Ideally, the framework for a query system could be built off of the curation system if the curation system was expanded in the following manner.

  • Enable the curation system to accept parameters (JSON or XML)

  • Enable the curation system to persist task results whether run interactively or from the task queue

  • Enable the curation system to output html


  1. It would also be great to have some "community" curration tasks shared.  I don't have the time to learn how to build these or find them...

  2. This seems like more of an "enhancement / feature request" to existing functionality rather than a Use Case.
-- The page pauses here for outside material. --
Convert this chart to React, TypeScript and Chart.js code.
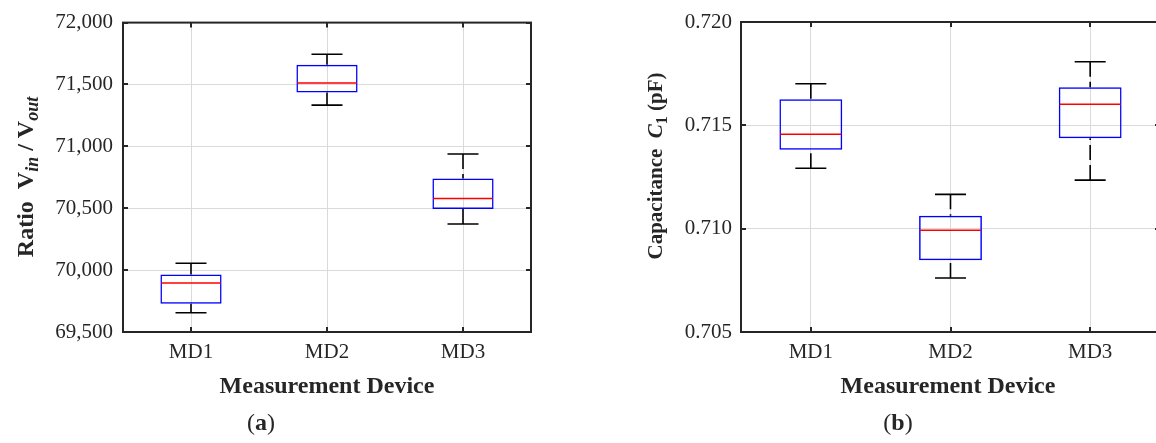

Though, I honestly agree that these are all limitations of the Curation Tasks / System.

    But, in order to better understand the user/administrator needs here, I'm curious about what sort of things you'd like to do with Curation Tasks which are currently not possible?  Are there examples you can think of that speak to the limitations you've listed above?

    The other reason I ask is that, based on the Use Cases, it might be worth considering whether the current Curation System is actually the best solution, or if the Curation System itself may need to be either replaced or revamped to better align with common Use Cases related to "iterating over the repository hierarchy".

  3. The language listed above is definitely enhancement focused, but I believe that there are one or more real use cases here.  Consider the following potential use cases.

    1. As a collection administrator of a collection with complex metadata requirements, I can initiate a curation task that will produce a detailed report identifying specific errors within each metadata field of each item in my collection so that I can apply all metadata corrections in a single editing session.  Details: In order to address the issues that are reported, a detailed report (html) will need to be accessible from the curation task.
    2. As a repository administrator, I can initiate a curation task against the entire repository that will identify items that do not conform to repository policies so that I can audit the quality of items in the repository in.  Details: This is likely a performance intensive task that will need to be placed on a curation queue and run outside of the application server.  The results of the queued task will need to be persisted into a usable report.
    3. As a repository developer, I can design flexible curation tasks that utilize user parameters (date range, string match, regular expression match) to allow a collection manager to identify specific items of interest.


    1. Thanks for those examples, Terry. They definitely help to flesh this out into a use case.

      As a sidenote, I cannot help but notice that the examples you give are also various administrative "reports" (on content, metadata, etc).

      This almost makes me wonder if this use case as a whole is somewhat related to Admin UI - Collection Admin can construct a Quality Control report

      In other words, both seem to be asking for a better way to run Administrative reports / queries across metadata/items/content in general.  So, it might be worth us (developers / tech folks) starting to think about whether Curation Tasks should do this, or if there's a better way to run such Administrative reports in general. (I don't know the answer here, and don't expect you to, just "brainstorming" that both of these use cases seem loosely related, and may be describing something "new" that we might want to build into DSpace to make it easier to analyze/manage content in general)

      1. I agree. I have been looking at the same reporting problem from 2 different directions (the REST API and the Curation system).  

        Here are some thoughts that might identify when a curation task would be a preferred mechanism for a reporting function.  

        • The curation system is hierarchy aware.  Once a task is implemented, it is easy to enable it for an item, collection, community, or repository.
        • Curation tasks can be queued or they can run immediately.  Process-intensive reporting operations can be invoked via the curation system.
        • The curation system has already been configured to be accessible based on user roles.
        • The curation system (I believe) can be invoked using the credentials of the user who initiated the task.
        • Beyond reporting, for tasks that will perform modifications to objects, the curation system is likely to be a good interface.